- **OBJECTIVE**:
From the entries below, please gather each line containing the string "diagram".
┏━━
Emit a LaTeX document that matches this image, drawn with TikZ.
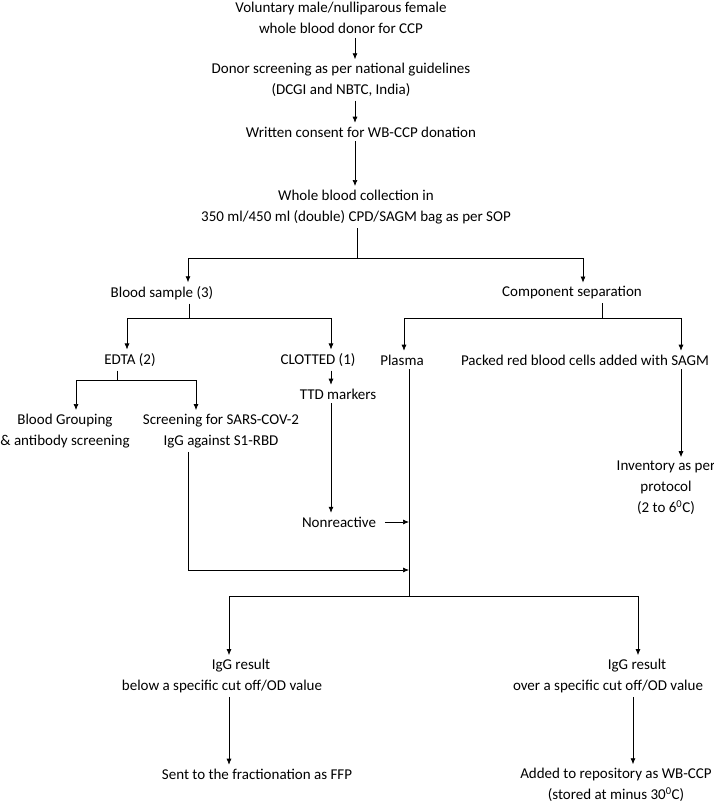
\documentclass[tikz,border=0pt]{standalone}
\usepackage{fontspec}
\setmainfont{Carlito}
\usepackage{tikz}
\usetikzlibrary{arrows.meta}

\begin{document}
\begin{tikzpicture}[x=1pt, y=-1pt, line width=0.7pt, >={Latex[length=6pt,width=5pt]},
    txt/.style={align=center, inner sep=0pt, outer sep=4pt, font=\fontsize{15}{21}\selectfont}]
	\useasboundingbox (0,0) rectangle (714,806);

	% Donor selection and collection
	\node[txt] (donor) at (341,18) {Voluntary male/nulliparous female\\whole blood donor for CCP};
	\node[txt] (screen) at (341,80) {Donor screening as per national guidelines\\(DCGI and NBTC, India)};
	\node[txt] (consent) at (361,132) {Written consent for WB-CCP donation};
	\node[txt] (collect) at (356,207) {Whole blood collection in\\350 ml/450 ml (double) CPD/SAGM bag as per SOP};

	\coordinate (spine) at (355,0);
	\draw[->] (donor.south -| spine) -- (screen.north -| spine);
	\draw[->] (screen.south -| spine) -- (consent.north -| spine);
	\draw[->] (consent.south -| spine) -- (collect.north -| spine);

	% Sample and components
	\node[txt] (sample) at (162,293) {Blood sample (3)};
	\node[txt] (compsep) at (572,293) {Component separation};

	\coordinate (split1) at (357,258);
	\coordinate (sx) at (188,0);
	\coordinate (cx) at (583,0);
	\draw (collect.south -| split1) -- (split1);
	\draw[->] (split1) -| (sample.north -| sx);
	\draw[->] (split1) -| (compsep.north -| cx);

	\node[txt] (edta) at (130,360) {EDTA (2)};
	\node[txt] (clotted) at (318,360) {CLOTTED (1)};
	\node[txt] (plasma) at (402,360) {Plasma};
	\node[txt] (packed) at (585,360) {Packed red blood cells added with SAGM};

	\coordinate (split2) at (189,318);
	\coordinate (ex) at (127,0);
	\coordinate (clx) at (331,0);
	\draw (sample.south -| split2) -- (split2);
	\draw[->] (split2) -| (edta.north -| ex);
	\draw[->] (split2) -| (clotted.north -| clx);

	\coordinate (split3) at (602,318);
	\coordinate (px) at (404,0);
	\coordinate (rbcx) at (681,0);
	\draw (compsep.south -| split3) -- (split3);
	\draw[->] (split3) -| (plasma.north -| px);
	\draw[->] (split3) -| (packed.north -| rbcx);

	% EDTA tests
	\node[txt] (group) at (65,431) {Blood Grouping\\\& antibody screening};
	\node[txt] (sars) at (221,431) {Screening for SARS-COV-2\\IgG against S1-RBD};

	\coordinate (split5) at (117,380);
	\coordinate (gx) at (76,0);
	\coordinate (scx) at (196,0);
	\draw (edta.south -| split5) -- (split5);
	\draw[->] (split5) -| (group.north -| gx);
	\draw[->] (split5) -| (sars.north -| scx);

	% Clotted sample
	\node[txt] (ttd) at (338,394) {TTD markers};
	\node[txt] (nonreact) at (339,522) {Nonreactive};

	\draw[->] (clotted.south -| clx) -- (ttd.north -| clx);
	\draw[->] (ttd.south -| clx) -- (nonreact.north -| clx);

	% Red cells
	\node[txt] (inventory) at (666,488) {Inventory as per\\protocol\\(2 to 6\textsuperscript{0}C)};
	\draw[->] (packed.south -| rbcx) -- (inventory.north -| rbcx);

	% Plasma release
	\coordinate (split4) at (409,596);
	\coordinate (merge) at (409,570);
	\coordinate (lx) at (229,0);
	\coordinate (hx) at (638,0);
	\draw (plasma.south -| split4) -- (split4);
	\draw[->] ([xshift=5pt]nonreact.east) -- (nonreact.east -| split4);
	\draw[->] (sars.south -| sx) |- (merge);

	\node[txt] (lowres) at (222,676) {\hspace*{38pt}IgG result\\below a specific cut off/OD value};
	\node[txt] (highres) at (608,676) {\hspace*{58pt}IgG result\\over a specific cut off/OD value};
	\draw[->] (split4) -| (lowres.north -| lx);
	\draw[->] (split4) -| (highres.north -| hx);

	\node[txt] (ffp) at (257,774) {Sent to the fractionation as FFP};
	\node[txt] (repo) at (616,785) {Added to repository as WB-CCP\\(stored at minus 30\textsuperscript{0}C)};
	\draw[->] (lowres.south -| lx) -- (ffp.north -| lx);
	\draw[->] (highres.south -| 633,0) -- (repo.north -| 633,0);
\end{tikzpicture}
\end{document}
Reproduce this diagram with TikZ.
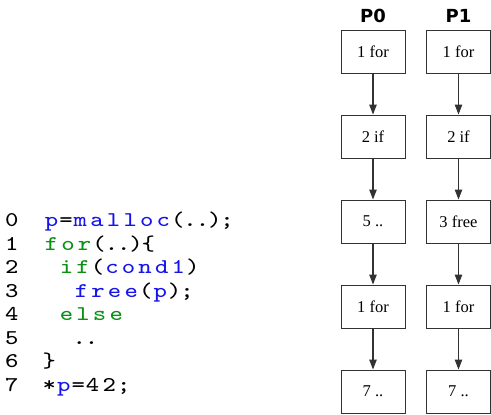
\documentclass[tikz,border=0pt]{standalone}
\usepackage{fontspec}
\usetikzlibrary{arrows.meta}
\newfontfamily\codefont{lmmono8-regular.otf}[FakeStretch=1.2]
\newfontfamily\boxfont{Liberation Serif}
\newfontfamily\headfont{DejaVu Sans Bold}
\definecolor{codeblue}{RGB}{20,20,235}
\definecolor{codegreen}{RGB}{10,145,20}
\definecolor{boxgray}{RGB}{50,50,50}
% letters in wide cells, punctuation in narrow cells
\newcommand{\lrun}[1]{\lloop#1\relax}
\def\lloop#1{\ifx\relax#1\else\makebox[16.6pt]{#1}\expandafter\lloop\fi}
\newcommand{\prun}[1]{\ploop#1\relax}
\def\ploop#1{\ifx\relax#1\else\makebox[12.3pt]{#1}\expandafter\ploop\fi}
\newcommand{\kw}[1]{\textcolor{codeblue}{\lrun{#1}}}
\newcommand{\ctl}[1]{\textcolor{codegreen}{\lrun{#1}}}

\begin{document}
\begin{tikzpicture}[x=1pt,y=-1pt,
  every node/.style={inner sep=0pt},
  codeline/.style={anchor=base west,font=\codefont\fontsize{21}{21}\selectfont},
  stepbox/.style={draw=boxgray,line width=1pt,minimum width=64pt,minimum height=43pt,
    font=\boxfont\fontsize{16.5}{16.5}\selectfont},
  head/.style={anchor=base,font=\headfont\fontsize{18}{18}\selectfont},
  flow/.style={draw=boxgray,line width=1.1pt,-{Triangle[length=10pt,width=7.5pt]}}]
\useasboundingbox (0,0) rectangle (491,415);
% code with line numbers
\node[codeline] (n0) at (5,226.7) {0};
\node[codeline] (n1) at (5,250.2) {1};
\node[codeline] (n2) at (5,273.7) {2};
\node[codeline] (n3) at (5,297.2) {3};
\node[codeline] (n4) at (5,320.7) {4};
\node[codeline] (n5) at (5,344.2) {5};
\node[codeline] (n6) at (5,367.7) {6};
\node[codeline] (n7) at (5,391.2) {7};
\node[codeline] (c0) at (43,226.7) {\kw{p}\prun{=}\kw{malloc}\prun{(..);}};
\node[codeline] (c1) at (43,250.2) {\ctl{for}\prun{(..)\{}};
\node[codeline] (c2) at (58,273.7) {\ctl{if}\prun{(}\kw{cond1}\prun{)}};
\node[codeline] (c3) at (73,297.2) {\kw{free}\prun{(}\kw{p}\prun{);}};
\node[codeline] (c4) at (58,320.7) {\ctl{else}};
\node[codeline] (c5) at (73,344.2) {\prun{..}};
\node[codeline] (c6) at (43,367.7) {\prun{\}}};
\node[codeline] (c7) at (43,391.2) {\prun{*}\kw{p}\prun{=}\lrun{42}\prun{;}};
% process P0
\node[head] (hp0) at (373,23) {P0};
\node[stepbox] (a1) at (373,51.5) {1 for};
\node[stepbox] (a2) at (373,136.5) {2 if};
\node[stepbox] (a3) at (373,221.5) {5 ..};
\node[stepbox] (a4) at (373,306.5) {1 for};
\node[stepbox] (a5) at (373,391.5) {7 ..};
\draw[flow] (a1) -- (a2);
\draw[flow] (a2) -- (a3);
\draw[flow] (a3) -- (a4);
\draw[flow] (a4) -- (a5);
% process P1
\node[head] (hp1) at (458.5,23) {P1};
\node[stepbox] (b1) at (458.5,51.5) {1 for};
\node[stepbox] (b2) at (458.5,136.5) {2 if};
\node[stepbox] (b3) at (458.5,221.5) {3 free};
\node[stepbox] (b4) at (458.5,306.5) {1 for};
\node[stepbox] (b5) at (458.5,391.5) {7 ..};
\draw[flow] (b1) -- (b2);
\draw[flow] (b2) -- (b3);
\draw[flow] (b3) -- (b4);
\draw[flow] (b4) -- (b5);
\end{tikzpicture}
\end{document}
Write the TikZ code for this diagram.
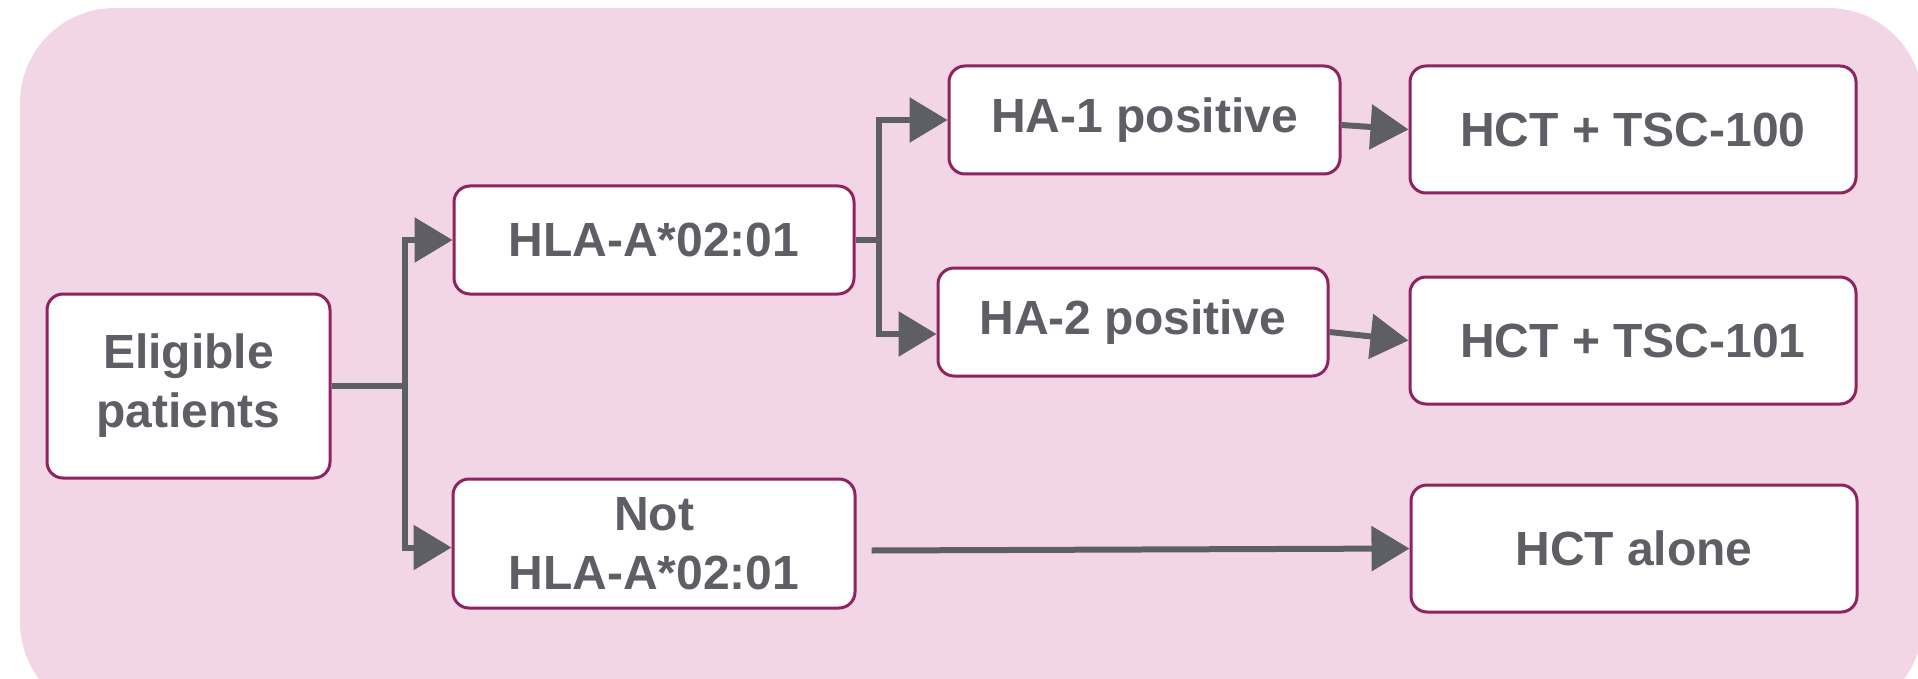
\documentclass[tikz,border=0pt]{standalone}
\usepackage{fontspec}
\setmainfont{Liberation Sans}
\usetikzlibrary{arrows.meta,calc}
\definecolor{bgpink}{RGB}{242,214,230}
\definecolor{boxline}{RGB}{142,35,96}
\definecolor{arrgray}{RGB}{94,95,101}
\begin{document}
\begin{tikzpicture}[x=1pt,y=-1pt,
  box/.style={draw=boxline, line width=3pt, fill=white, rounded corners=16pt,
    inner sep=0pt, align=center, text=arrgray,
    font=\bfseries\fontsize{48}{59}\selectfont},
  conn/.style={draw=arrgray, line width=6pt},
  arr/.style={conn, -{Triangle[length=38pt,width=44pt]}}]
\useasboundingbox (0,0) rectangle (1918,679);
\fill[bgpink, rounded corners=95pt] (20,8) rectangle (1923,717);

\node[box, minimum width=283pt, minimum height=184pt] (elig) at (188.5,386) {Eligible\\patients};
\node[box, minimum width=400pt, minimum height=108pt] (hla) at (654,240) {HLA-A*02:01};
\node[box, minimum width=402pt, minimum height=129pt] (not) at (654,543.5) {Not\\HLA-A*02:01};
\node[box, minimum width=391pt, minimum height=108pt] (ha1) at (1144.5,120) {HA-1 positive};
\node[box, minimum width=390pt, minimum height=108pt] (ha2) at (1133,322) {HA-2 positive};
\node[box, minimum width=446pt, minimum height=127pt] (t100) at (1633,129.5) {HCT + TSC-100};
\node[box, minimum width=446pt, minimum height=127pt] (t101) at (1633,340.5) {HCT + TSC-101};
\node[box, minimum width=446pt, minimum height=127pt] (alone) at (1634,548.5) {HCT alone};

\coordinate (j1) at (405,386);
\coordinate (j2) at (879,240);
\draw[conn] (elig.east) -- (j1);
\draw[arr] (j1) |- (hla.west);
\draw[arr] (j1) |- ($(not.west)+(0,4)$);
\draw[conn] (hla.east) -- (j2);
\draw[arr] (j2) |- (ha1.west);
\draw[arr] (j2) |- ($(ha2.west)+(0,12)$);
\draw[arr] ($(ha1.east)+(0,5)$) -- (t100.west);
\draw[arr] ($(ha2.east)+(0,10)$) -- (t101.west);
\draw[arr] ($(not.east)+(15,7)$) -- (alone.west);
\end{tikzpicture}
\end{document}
┗━━
- **REPLY TO THE TASK**:
Reproduce this diagram with TikZ.
Write the TikZ code for this diagram.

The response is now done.